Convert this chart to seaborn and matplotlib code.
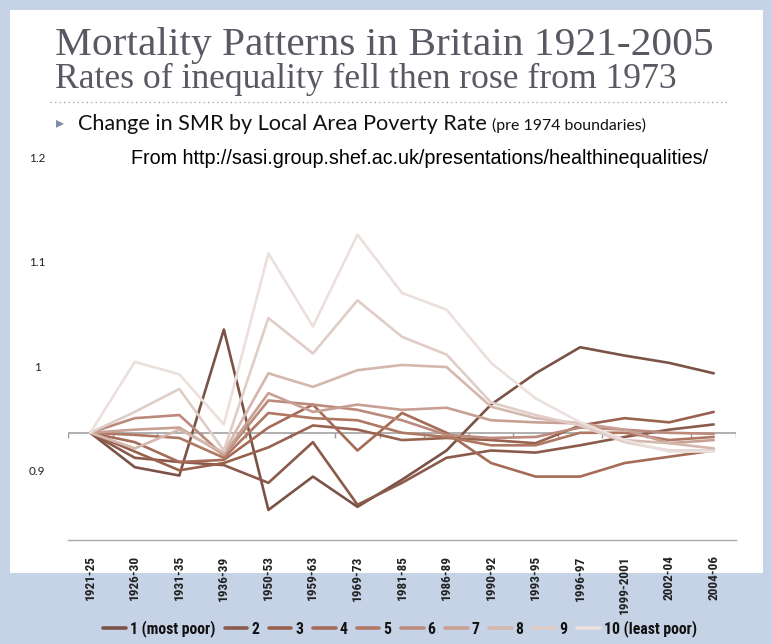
import numpy as np
import pandas as pd
import matplotlib
matplotlib.use("Agg")
import matplotlib.pyplot as plt
import seaborn as sns
from matplotlib.lines import Line2D
from matplotlib.patches import Rectangle
from matplotlib import font_manager as fm

# ---------------- data ----------------
periods = ["1921-25", "1926-30", "1931-35", "1936-39", "1950-53", "1959-63", "1969-73",
           "1981-85", "1986-89", "1990-92", "1993-95", "1996-97", "1999-2001", "2002-04", "2004-06"]
series_names = ["1 (most poor)", "2", "3", "4", "5", "6", "7", "8", "9", "10 (least poor)"]

s1 = [0.936, 0.903, 0.895, 1.035, 0.862, 0.894, 0.865, 0.891, 0.919, 0.963, 0.993, 1.018, 1.010, 1.003, 0.993]
s2 = [0.936, 0.912, 0.908, 0.905, 0.888, 0.927, 0.867, 0.888, 0.912, 0.919, 0.917, 0.924, 0.932, 0.939, 0.944]
s3 = [0.936, 0.918, 0.900, 0.907, 0.922, 0.943, 0.939, 0.929, 0.931, 0.929, 0.926, 0.943, 0.950, 0.946, 0.956]
s4 = [0.936, 0.927, 0.908, 0.910, 0.941, 0.963, 0.919, 0.955, 0.936, 0.907, 0.894, 0.894, 0.907, 0.913, 0.919]
s5 = [0.936, 0.934, 0.931, 0.912, 0.955, 0.950, 0.948, 0.936, 0.932, 0.924, 0.924, 0.936, 0.936, 0.929, 0.932]
s6 = [0.936, 0.950, 0.953, 0.914, 0.967, 0.963, 0.958, 0.948, 0.934, 0.931, 0.932, 0.941, 0.939, 0.936, 0.935]
s7 = [0.936, 0.939, 0.941, 0.915, 0.974, 0.956, 0.963, 0.958, 0.960, 0.948, 0.946, 0.945, 0.939, 0.926, 0.929]
s8 = [0.936, 0.921, 0.939, 0.917, 0.993, 0.980, 0.996, 1.001, 0.999, 0.961, 0.950, 0.945, 0.929, 0.926, 0.921]
s9 = [0.936, 0.956, 0.978, 0.919, 1.046, 1.012, 1.063, 1.028, 1.011, 0.965, 0.953, 0.943, 0.927, 0.919, 0.919]
s10 = [0.936, 1.004, 0.992, 0.944, 1.108, 1.038, 1.126, 1.070, 1.054, 1.003, 0.969, 0.946, 0.929, 0.918, 0.918]
all_series = [s1, s2, s3, s4, s5, s6, s7, s8, s9, s10]

ytick_vals = [0.9, 1.0, 1.1, 1.2]
ytick_labels = ["0.9", "1", "1.1", "1.2"]
axis_cross = 0.936

palette = ["#7b5346", "#8a5a4a", "#98624f", "#a56b57", "#b07763",
           "#bb8a7b", "#c8a093", "#d4b7ad", "#e0cdc7", "#ebe0dc"]

rows = []
for name, vals in zip(series_names, all_series):
    for i, v in enumerate(vals):
        rows.append({"series": name, "idx": i, "value": v})
df = pd.DataFrame(rows)

# ---------------- fonts ----------------
names = {f.name for f in fm.fontManager.ttflist}
def pick(cands, default="DejaVu Sans"):
    for c in cands:
        if c in names:
            return c
    return default
SANS = pick(["Lato", "Open Sans", "Noto Sans"])
COND = pick(["Liberation Sans Narrow", "Roboto Condensed", "Open Sans Condensed", "Lato"])
SERIF = pick(["Liberation Serif", "DejaVu Serif"])
ARIAL = pick(["Liberation Sans", "Arimo", "DejaVu Sans"])

sns.set_theme(style="white")
plt.rcParams["font.family"] = [SANS, "DejaVu Sans"]

W, H = 772, 644
fig = plt.figure(figsize=(W / 100, H / 100), dpi=100)
fig.patch.set_facecolor("#c6d3e6")
fig.add_artist(Rectangle((10 / W, 1 - 573 / H), (763 - 10) / W, (573 - 10) / H,
                         transform=fig.transFigure, fc="white", ec="none", zorder=0))

ax = fig.add_axes([68 / W, 1 - 540 / H, 668 / W, 390 / H])
ax.patch.set_alpha(0)

sns.lineplot(data=df, x="idx", y="value", hue="series", hue_order=series_names,
             palette=palette, linewidth=1.9, estimator=None, sort=False,
             legend=False, ax=ax, zorder=3)

ax.set_xlim(-0.5, len(periods) - 0.5)
ax.set_ylim(0.8332, 1.2071)
for sp in ["top", "left", "right"]:
    ax.spines[sp].set_visible(False)
ax.spines["bottom"].set_color("#a8a8a8")
ax.spines["bottom"].set_linewidth(1.0)

# category axis crossing line with tick marks
bounds = np.arange(-0.5, len(periods), 1.0)
ax.plot([bounds[0], bounds[-1]], [axis_cross, axis_cross], color="#9a9a9a", lw=1.1, zorder=2)
ax.vlines(bounds, axis_cross - 0.0048, axis_cross, color="#9a9a9a", lw=1.0, zorder=2)

ax.set_xticks(range(len(periods)))
ax.set_xticklabels(periods, rotation=90, fontsize=9.5, fontweight="bold",
                   family=[COND, "DejaVu Sans"], color="#222222")
ax.tick_params(axis="x", length=0, pad=11)
ax.set_yticks(ytick_vals)
ax.set_yticklabels(ytick_labels, fontsize=8.5, color="#222222")
ax.tick_params(axis="y", length=0, pad=22.3)
for lab in ax.get_yticklabels():
    lab.set_horizontalalignment("center")
ax.set_xlabel("")
ax.set_ylabel("")
ax.grid(False)

# ---------------- texts ----------------
fig.canvas.draw()
renderer = fig.canvas.get_renderer()

def fit_text(x0, x1, ybase, s, **kw):
    t = fig.text(x0 / W, 1 - ybase / H, s, va="baseline", ha="left", **kw)
    bb = t.get_window_extent(renderer)
    t.set_fontsize(t.get_fontsize() * (x1 - x0) / bb.width)
    return t

fit_text(55, 712, 55, "Mortality Patterns in Britain 1921-2005", family=SERIF, color="#595963", fontsize=26)
fit_text(55, 678, 88, "Rates of inequality fell then rose from 1973", family=SERIF, color="#595963", fontsize=20)
fig.add_artist(Line2D([50 / W, 728 / W], [1 - 102 / H] * 2, transform=fig.transFigure,
                      color="#a9afb8", lw=0.9, ls=(0, (1.2, 2.4))))
fig.text(60 / W, 1 - 123 / H, "\u25B8", family="DejaVu Sans", fontsize=11.5, color="#7d8ca3",
         ha="center", va="center")
fit_text(78, 487, 130, "Change in SMR by Local Area Poverty Rate", family=SANS, color="#111111", fontsize=14)
fit_text(492, 647, 130, "(pre 1974 boundaries)", family=SANS, color="#111111", fontsize=9)
fit_text(131, 707, 164, "From http://sasi.group.shef.ac.uk/presentations/healthinequalities/",
         family=ARIAL, color="#000000", fontsize=12)

# ---------------- legend ----------------
handles = [Line2D([0], [0], color=c, lw=2.6) for c in palette]
leg = fig.legend(handles, series_names, loc="center", bbox_to_anchor=(400 / W, 1 - 629 / H),
                 ncol=10, frameon=False, handlelength=1.45, handletextpad=0.25,
                 columnspacing=0.6, borderaxespad=0,
                 prop=fm.FontProperties(family=[COND, "DejaVu Sans"], weight="bold", size=11.3))
for t in leg.get_texts():
    t.set_color("#111111")

fig.savefig("out.png", dpi=100, facecolor=fig.get_facecolor())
────────────────────────────────────────
Work to be completed -
Leave every image out, and retype the material exactly.

Exercise result -
Convert this chart to seaborn and matplotlib code.
import numpy as np
import pandas as pd
import matplotlib
matplotlib.use("Agg")
import matplotlib.pyplot as plt
import seaborn as sns
from matplotlib.lines import Line2D
from matplotlib.patches import Rectangle
from matplotlib import font_manager as fm

# ---------------- data ----------------
periods = ["1921-25", "1926-30", "1931-35", "1936-39", "1950-53", "1959-63", "1969-73",
           "1981-85", "1986-89", "1990-92", "1993-95", "1996-97", "1999-2001", "2002-04", "2004-06"]
series_names = ["1 (most poor)", "2", "3", "4", "5", "6", "7", "8", "9", "10 (least poor)"]

s1 = [0.936, 0.903, 0.895, 1.035, 0.862, 0.894, 0.865, 0.891, 0.919, 0.963, 0.993, 1.018, 1.010, 1.003, 0.993]
s2 = [0.936, 0.912, 0.908, 0.905, 0.888, 0.927, 0.867, 0.888, 0.912, 0.919, 0.917, 0.924, 0.932, 0.939, 0.944]
s3 = [0.936, 0.918, 0.900, 0.907, 0.922, 0.943, 0.939, 0.929, 0.931, 0.929, 0.926, 0.943, 0.950, 0.946, 0.956]
s4 = [0.936, 0.927, 0.908, 0.910, 0.941, 0.963, 0.919, 0.955, 0.936, 0.907, 0.894, 0.894, 0.907, 0.913, 0.919]
s5 = [0.936, 0.934, 0.931, 0.912, 0.955, 0.950, 0.948, 0.936, 0.932, 0.924, 0.924, 0.936, 0.936, 0.929, 0.932]
s6 = [0.936, 0.950, 0.953, 0.914, 0.967, 0.963, 0.958, 0.948, 0.934, 0.931, 0.932, 0.941, 0.939, 0.936, 0.935]
s7 = [0.936, 0.939, 0.941, 0.915, 0.974, 0.956, 0.963, 0.958, 0.960, 0.948, 0.946, 0.945, 0.939, 0.926, 0.929]
s8 = [0.936, 0.921, 0.939, 0.917, 0.993, 0.980, 0.996, 1.001, 0.999, 0.961, 0.950, 0.945, 0.929, 0.926, 0.921]
s9 = [0.936, 0.956, 0.978, 0.919, 1.046, 1.012, 1.063, 1.028, 1.011, 0.965, 0.953, 0.943, 0.927, 0.919, 0.919]
s10 = [0.936, 1.004, 0.992, 0.944, 1.108, 1.038, 1.126, 1.070, 1.054, 1.003, 0.969, 0.946, 0.929, 0.918, 0.918]
all_series = [s1, s2, s3, s4, s5, s6, s7, s8, s9, s10]

ytick_vals = [0.9, 1.0, 1.1, 1.2]
ytick_labels = ["0.9", "1", "1.1", "1.2"]
axis_cross = 0.936

palette = ["#7b5346", "#8a5a4a", "#98624f", "#a56b57", "#b07763",
           "#bb8a7b", "#c8a093", "#d4b7ad", "#e0cdc7", "#ebe0dc"]

rows = []
for name, vals in zip(series_names, all_series):
    for i, v in enumerate(vals):
        rows.append({"series": name, "idx": i, "value": v})
df = pd.DataFrame(rows)

# ---------------- fonts ----------------
names = {f.name for f in fm.fontManager.ttflist}
def pick(cands, default="DejaVu Sans"):
    for c in cands:
        if c in names:
            return c
    return default
SANS = pick(["Lato", "Open Sans", "Noto Sans"])
COND = pick(["Liberation Sans Narrow", "Roboto Condensed", "Open Sans Condensed", "Lato"])
SERIF = pick(["Liberation Serif", "DejaVu Serif"])
ARIAL = pick(["Liberation Sans", "Arimo", "DejaVu Sans"])

sns.set_theme(style="white")
plt.rcParams["font.family"] = [SANS, "DejaVu Sans"]

W, H = 772, 644
fig = plt.figure(figsize=(W / 100, H / 100), dpi=100)
fig.patch.set_facecolor("#c6d3e6")
fig.add_artist(Rectangle((10 / W, 1 - 573 / H), (763 - 10) / W, (573 - 10) / H,
                         transform=fig.transFigure, fc="white", ec="none", zorder=0))

ax = fig.add_axes([68 / W, 1 - 540 / H, 668 / W, 390 / H])
ax.patch.set_alpha(0)

sns.lineplot(data=df, x="idx", y="value", hue="series", hue_order=series_names,
             palette=palette, linewidth=1.9, estimator=None, sort=False,
             legend=False, ax=ax, zorder=3)

ax.set_xlim(-0.5, len(periods) - 0.5)
ax.set_ylim(0.8332, 1.2071)
for sp in ["top", "left", "right"]:
    ax.spines[sp].set_visible(False)
ax.spines["bottom"].set_color("#a8a8a8")
ax.spines["bottom"].set_linewidth(1.0)

# category axis crossing line with tick marks
bounds = np.arange(-0.5, len(periods), 1.0)
ax.plot([bounds[0], bounds[-1]], [axis_cross, axis_cross], color="#9a9a9a", lw=1.1, zorder=2)
ax.vlines(bounds, axis_cross - 0.0048, axis_cross, color="#9a9a9a", lw=1.0, zorder=2)

ax.set_xticks(range(len(periods)))
ax.set_xticklabels(periods, rotation=90, fontsize=9.5, fontweight="bold",
                   family=[COND, "DejaVu Sans"], color="#222222")
ax.tick_params(axis="x", length=0, pad=11)
ax.set_yticks(ytick_vals)
ax.set_yticklabels(ytick_labels, fontsize=8.5, color="#222222")
ax.tick_params(axis="y", length=0, pad=22.3)
for lab in ax.get_yticklabels():
    lab.set_horizontalalignment("center")
ax.set_xlabel("")
ax.set_ylabel("")
ax.grid(False)

# ---------------- texts ----------------
fig.canvas.draw()
renderer = fig.canvas.get_renderer()

def fit_text(x0, x1, ybase, s, **kw):
    t = fig.text(x0 / W, 1 - ybase / H, s, va="baseline", ha="left", **kw)
    bb = t.get_window_extent(renderer)
    t.set_fontsize(t.get_fontsize() * (x1 - x0) / bb.width)
    return t

fit_text(55, 712, 55, "Mortality Patterns in Britain 1921-2005", family=SERIF, color="#595963", fontsize=26)
fit_text(55, 678, 88, "Rates of inequality fell then rose from 1973", family=SERIF, color="#595963", fontsize=20)
fig.add_artist(Line2D([50 / W, 728 / W], [1 - 102 / H] * 2, transform=fig.transFigure,
                      color="#a9afb8", lw=0.9, ls=(0, (1.2, 2.4))))
fig.text(60 / W, 1 - 123 / H, "\u25B8", family="DejaVu Sans", fontsize=11.5, color="#7d8ca3",
         ha="center", va="center")
fit_text(78, 487, 130, "Change in SMR by Local Area Poverty Rate", family=SANS, color="#111111", fontsize=14)
fit_text(492, 647, 130, "(pre 1974 boundaries)", family=SANS, color="#111111", fontsize=9)
fit_text(131, 707, 164, "From http://sasi.group.shef.ac.uk/presentations/healthinequalities/",
         family=ARIAL, color="#000000", fontsize=12)

# ---------------- legend ----------------
handles = [Line2D([0], [0], color=c, lw=2.6) for c in palette]
leg = fig.legend(handles, series_names, loc="center", bbox_to_anchor=(400 / W, 1 - 629 / H),
                 ncol=10, frameon=False, handlelength=1.45, handletextpad=0.25,
                 columnspacing=0.6, borderaxespad=0,
                 prop=fm.FontProperties(family=[COND, "DejaVu Sans"], weight="bold", size=11.3))
for t in leg.get_texts():
    t.set_color("#111111")

fig.savefig("out.png", dpi=100, facecolor=fig.get_facecolor())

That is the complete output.